Defense attorney Aaron Sontz said in his opening statement that his client had just been attacked by the Lindsey brothers and had the right to stand his ground — including shooting them.
“Preslin Turner was acting in self-defense when two adult men … attacked him in his own home when they knew he was armed,” Sontz said as Turner’s trial began in Allegheny County Common Pleas Court. “Pennsylvania is a stand-your-ground state. He had no duty to retreat. You can meet force with force.”
But Allegheny County Deputy District Attorney Emma Schoedel said in her opening there was no justification for Turner’s behavior.

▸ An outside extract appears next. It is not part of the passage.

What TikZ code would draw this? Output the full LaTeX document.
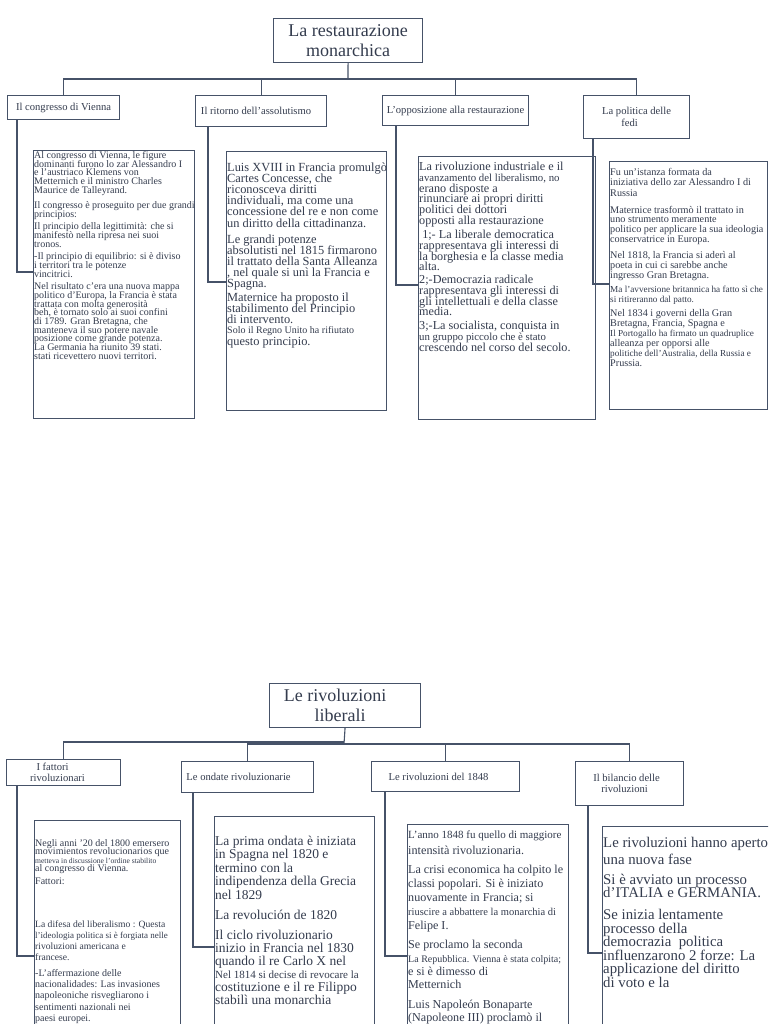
\documentclass[tikz,border=0pt]{standalone}
\usepackage{fontspec}
\setmainfont{Liberation Serif}
\definecolor{linec}{RGB}{70,82,104}
\definecolor{textc}{RGB}{52,60,78}
\newcommand{\fz}[2]{\fontsize{#1pt}{#2pt}\selectfont\lineskiplimit=-100pt\lineskip=0pt}
\tikzset{
 conn/.style={draw=linec, line width=1.1pt},
 boxn/.style={draw=linec, line width=1.1pt, inner sep=0pt, anchor=north west},
 hdr/.style={boxn, align=center, text=textc, font=\fz{10.6}{12.5}},
 ttl/.style={boxn, align=center, text=textc, font=\fz{18}{20.5}},
 txt/.style={inner sep=0pt, anchor=north west, align=left, text=textc},
}
\begin{document}
\begin{tikzpicture}[x=1pt,y=-1pt]
\useasboundingbox (0,0) rectangle (768,1024);
\fill[white] (0,0) rectangle (768,1024);
\clip (0,0) rectangle (768,1024);

% ---------------- top map ----------------
\node[ttl, minimum width=149pt, minimum height=44pt] (T1) at (273,18) {La restaurazione\\monarchica};
\node[hdr, minimum width=112pt, minimum height=24pt] (H1) at (7,95) {Il congresso di Vienna};
\node[hdr, minimum width=131pt, minimum height=31pt] (H2) at (195,95) {Il ritorno dell'assolutismo\hspace*{10pt}};
\node[hdr, minimum width=146pt, minimum height=30pt] (H3) at (382,95) {L'opposizione alla restaurazione};
\node[hdr, minimum width=106pt, minimum height=43pt] (H4) at (583,95) {La politica delle\\fedi\hspace*{14pt}};

\coordinate (J1) at (348,79);
\draw[conn] (T1.south) -- (J1);
\foreach \h in {H1,H2,H3,H4} \draw[conn] (\h.north) |- (J1);

\node[boxn, minimum width=161pt, minimum height=268pt] (B1) at (33,150) {};
\node[boxn, minimum width=160pt, minimum height=259pt] (B2) at (226,151) {};
\node[boxn, minimum width=177pt, minimum height=263pt] (B3) at (418,156) {};
\node[boxn, minimum width=158pt, minimum height=248pt] (B4) at (609,161) {};

\draw[conn] (H1.south west) ++(10,0) |- ([yshift=-122pt]B1.north west);
\draw[conn] (H2.south west) ++(13,0) |- ([yshift=-131pt]B2.north west);
\draw[conn] (H3.south west) ++(14,0) |- ([yshift=-129pt]B3.north west);
\draw[conn] (H4.south west) ++(10,0) |- ([yshift=-123pt]B4.north west);

% box 1
\node[txt, font=\fz{10}{8.8}] (B1a) at (34,151) {Al congresso di Vienna, le figure\\dominanti furono lo zar Alessandro I\\e l'austriaco Klemens von\\Metternich e il ministro Charles\\Maurice de Talleyrand.};
\node[txt, font=\fz{10}{8.8}] (B1b) at (34,201.7) {Il congresso è proseguito per due grandi\\principios:};
\node[txt, font=\fz{10}{8.8}] (B1c) at (34,222.7) {Il principio della legittimità: che si\\manifestò nella ripresa nei suoi\\tronos.};
\node[txt, font=\fz{10}{8.8}] (B1d) at (34,252.7) {-Il principio di equilibrio: si è diviso\\i territori tra le potenze\\vincitrici.};
\node[txt, font=\fz{10}{8.66}] (B1e) at (34,282.7) {Nel risultato c'era una nuova mappa\\politico d'Europa, la Francia è stata\\trattata con molta generosità\\beh, è tornato solo ai suoi confini\\di 1789. Gran Bretagna, che\\manteneva il suo potere navale\\posizione come grande potenza.\\La Germania ha riunito 39 stati.\\stati ricevettero nuovi territori.};

% box 2
\node[txt, font=\fz{12.4}{11.2}] (B2a) at (227,162.2) {Luis XVIII in Francia promulgò\\Cartes Concesse, che\\riconosceva diritti\\individuali, ma come una\\concessione del re e non come\\un diritto della cittadinanza.};
\node[txt, font=\fz{12.4}{11.2}] (B2b) at (227,234.2) {Le grandi potenze\\absolutisti nel 1815 firmarono\\il trattato della Santa Alleanza\\, nel quale si unì la Francia e\\Spagna.};
\node[txt, font=\fz{12.4}{11.2}] (B2c) at (227,292.2) {Maternice ha proposto il\\stabilimento del Principio\\di intervento.};
\node[txt, font=\fz{12.4}{12}] (B2d) at (227,326) {{\fz{10}{12}Solo il Regno Unito ha rifiutato}\\questo principio.};

% box 3
\node[txt, font=\fz{12.2}{10.7}] (B3a) at (419,162.2) {La rivoluzione industriale e il\\{\fz{10.8}{10.7}avanzamento del liberalismo, no}\\erano disposte a\\rinunciare ai propri diritti\\politici dei dottori\\opposti alla restaurazione};
\node[txt, font=\fz{12.2}{10.7}] (B3b) at (419,230.2) {\ 1;- La liberale democratica\\rappresentava gli interessi di\\la borghesia e la classe media\\alta.};
\node[txt, font=\fz{12.2}{10.7}] (B3c) at (419,275.2) {2;-Democrazia radicale\\rappresentava gli interessi di\\gli intellettuali e della classe\\media.};
\node[txt, font=\fz{12.2}{10.7}] (B3d) at (419,321.2) {3;-La socialista, conquista in\\{\fz{10.8}{10.7}un gruppo piccolo che è stato}\\crescendo nel corso del secolo.};

% box 4
\node[txt, font=\fz{10.2}{10.5}] (B4a) at (610,167.9) {Fu un'istanza formata da\\iniziativa dello zar Alessandro I di\\Russia};
\node[txt, font=\fz{10.2}{9.7}] (B4b) at (610,205.9) {Maternice trasformò il trattato in\\uno strumento meramente\\politico per applicare la sua ideologia\\conservatrice in Europa.};
\node[txt, font=\fz{10.2}{10}] (B4c) at (610,250.9) {Nel 1818, la Francia si aderì al\\poeta in cui ci sarebbe anche\\ingresso Gran Bretagna.};
\node[txt, font=\fz{9.2}{10}] (B4d) at (610,285.4) {Ma l'avversione britannica ha fatto sì che\\si ritireranno dal patto.};
\node[txt, font=\fz{10.2}{10}] (B4e) at (610,308.9) {Nel 1834 i governi della Gran\\Bretagna, Francia, Spagna e\\{\fz{9.2}{10}Il Portogallo ha firmato un quadruplice}\\alleanza per opporsi alle\\{\fz{9.2}{10}politiche dell'Australia, della Russia e}\\Prussia.};

% ---------------- bottom map ----------------
\node[ttl, minimum width=151pt, minimum height=44pt] (T2) at (269,683) {Le rivoluzioni\hspace*{20pt}\\liberali\hspace*{10pt}};
\node[hdr, font=\fz{10.6}{11}, minimum width=114pt, minimum height=26pt] (BH1) at (6,759) {I fattori\hspace*{22pt}\\rivoluzionari\hspace*{12pt}};
\node[hdr, minimum width=132pt, minimum height=31pt] (BH2) at (181,761) {Le ondate rivoluzionarie\hspace*{18pt}};
\node[hdr, minimum width=148pt, minimum height=30pt] (BH3) at (371,761) {Le rivoluzioni del 1848\hspace*{14pt}};
\node[hdr, font=\fz{10.6}{11}, minimum width=108pt, minimum height=44pt] (BH4) at (575,761) {Il bilancio delle\hspace*{6pt}\\rivoluzioni\hspace*{10pt}};

\coordinate (J2) at (344,742);
\coordinate (J3) at (344,744);
\draw[conn] (T2.south) -- (J3);
\draw[conn] (BH1.north) |- (J2);
\foreach \h in {BH2,BH3,BH4} \draw[conn] (\h.north) |- (J3);

\node[boxn, minimum width=146pt, minimum height=230pt] (BB1) at (34,820) {};
\node[boxn, minimum width=160pt, minimum height=230pt] (BB2) at (214,816) {};
\node[boxn, minimum width=161pt, minimum height=230pt] (BB3) at (407,824) {};
\node[boxn, minimum width=180pt, minimum height=230pt] (BB4) at (602,826) {};

\draw[conn] (BH1.south west) ++(11,0) |- ([yshift=-136pt]BB1.north west);
\draw[conn] (BH2.south west) ++(12,0) |- ([yshift=-131pt]BB2.north west);
\draw[conn] (BH3.south west) ++(14,0) |- ([yshift=-132pt]BB3.north west);
\draw[conn] (BH4.south west) ++(13,0) |- ([yshift=-127pt]BB4.north west);

% bottom box 1
\node[txt, font=\fz{10}{8.4}] (BB1a) at (35,839.1) {Negli anni '20 del 1800 emersero\\movimientos revolucionarios que\\{\fz{7.6}{8.4}metteva in discussione l'ordine stabilito}\\al congresso di Vienna.};
\node[txt, font=\fz{10}{8.4}] (BB1b) at (35,878.1) {Fattori:};
\node[txt, font=\fz{9.6}{11.3}] (BB1c) at (35,920.1) {La difesa del liberalismo : Questa\\{\fz{9}{11.3}l'ideologia politica si è forgiata nelle}\\rivoluzioni americana e\\francese.};
\node[txt, font=\fz{10}{11.3}] (BB1d) at (35,969.1) {-L'affermazione delle\\nacionalidades: Las invasiones\\napoleoniche risvegliarono i\\sentimenti nazionali nei\\paesi europei.};

% bottom box 2
\node[txt, font=\fz{13.5}{13.5}] (BB2a) at (215,835.7) {La prima ondata è iniziata\\in Spagna nel 1820 e\\termino con la\\indipendenza della Grecia\\nel 1829};
\node[txt, font=\fz{13.5}{13.5}] (BB2b) at (215,909.7) {La revolución de 1820};
\node[txt, font=\fz{13.5}{13}] (BB2c) at (215,929.7) {Il ciclo rivoluzionario\\inizio in Francia nel 1830\\quando il re Carlo X nel\\{\fz{11}{13}Nel 1814 si decise di revocare la}\\costituzione e il re Filippo\\stabilì una monarchia};

% bottom box 3
\node[txt, font=\fz{12.2}{16}] (BB3a) at (408,830.7) {{\fz{11}{16}L'anno 1848 fu quello di maggiore}\\intensità rivoluzionaria.};
\node[txt, font=\fz{12.1}{14}] (BB3b) at (408,865.3) {La crisi economica ha colpito le\\classi popolari. Si è iniziato\\nuovamente in Francia; si\\{\fz{10.5}{14}riuscire a abbattere la monarchia di}\\Felipe I.};
\node[txt, font=\fz{12.1}{13.3}] (BB3c) at (408,940.3) {Se proclamo la seconda\\{\fz{10}{13.3}La Repubblica. Vienna è stata colpita;}\\e si è dimesso di\\Metternich};
\node[txt, font=\fz{12.1}{12.5}] (BB3d) at (408,1000.3) {Luis Napoleón Bonaparte\\(Napoleone III) proclamò il};

% bottom box 4
\node[txt, font=\fz{14.8}{16.5}] (BB4a) at (603,837.1) {Le rivoluzioni hanno aperto\\una nuova fase};
\node[txt, font=\fz{14.8}{13}] (BB4b) at (603,874.1) {Si è avviato un processo\\d'ITALIA e GERMANIA.};
\node[txt, font=\fz{14.8}{13.6}] (BB4c) at (603,909.1) {Se inizia lentamente\\processo della\\democrazia~ politica\\influenzarono 2 forze: La\\applicazione del diritto\\di voto e la};
\end{tikzpicture}
\end{document}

The fistfight had ended with the twins getting the better of Turner, Schoedel said, bruising Turner’s ego.
“Punches were thrown, dreadlocks were pulled,” Schoedel said. “That should have been the end of it.”
Instead, she told the jury that Turner walked upstairs and returned a short time later with a gun, shooting both men — in front of their mother.
“It is the defendant, and the defendant alone, who brought a gun to the fistfight,” the prosecutor said.
A mother disrespected
According to investigators, police were called to the home for a reported shooting around 11:30 p.m. on March 7.
When they arrived, they found Darius Lindsey collapsed on the street in front of the house with a bullet wound to his back.
Inside, Therreus Lindsey had already died.
Schoedel told the jury in her opening that the fight started after the Lindsey brothers heard Turner arguing with their mother.
Darius Lindsey, the first prosecution witness, testified that he heard Turner accuse his mother of going into his room, and the man called her an expletive.
Both brothers then went into the hallway outside their bedroom to confront Turner.
“I told him he wouldn’t be disrespecting my mom,” Darius Lindsey said. “He pulled my hair, and we started fighting.”
“Everything escalated from there.”
Darius Lindsey said his brother grabbed Turner’s legs and slammed him to the floor, and then Darius put the man in a chokehold for 15 to 20 seconds.
It was then, the witness continued, that Therreus Lindsey told him to let him go.
“The fight was over after I let him go,” Darius Lindsey said.
During the fight, which lasted less than two minutes, the witness said he never saw a gun on Turner, although he knew he normally carried one.
After the fight ended, Darius Lindsey said Turner went upstairs. A short time later, he returned, and shot Darius Lindsey in the back, the victim testified.
Jurors see a bullet wound
Darius told the jury he ran out of the back door of the house, and as he went, heard two more shots.
That was when Turner killed Therreus Lindsey, who was shot once in the shoulder and again when he was already down on the floor, Schoedel said.
“This, ladies and gentlemen, is not a self-defense case,” she said.
During Darius Lindsey’s testimony, he described the extent of his injuries, noting that the bullet is still in his right shoulder. He cannot open his right hand and is scheduled to have surgery to remove the bullet soon, he said.
Schoedel asked Darius Lindsey to show the jury his scar, which he did over the defense’s objection.
At one point, as Schoedel helped the witness lift his shirt to display the injury, Sontz again objected, asking the court, “Is the witness’ body being entered into evidence?”
Earlier story differs
On cross-examination, Sontz used Darius Lindsey’s testimony at his client’s preliminary hearing to challenge the story he told the jury.
During that proceeding, just a couple of weeks after the shooting, Darius Lindsey testified Turner had the gun on him when the fight started, and Lindsey knew it.
“‘I was initially going to choke him out because I knew he had a gun, and I was afraid it would end up with one of us getting shot,’” Darius Lindsey said at the time.
During his cross, Sontz also repeatedly asked Darius Lindsey if he or his brother swung a frying pan at Turner prior to the fight starting.
The witness denied that and said he couldn’t explain why police found a frying pan behind the front door.
“We didn’t try to hit him with a frying pan.”
The trial, before Allegheny County Common Pleas Judge Simquita R. Bridges, will resume Thursday morning.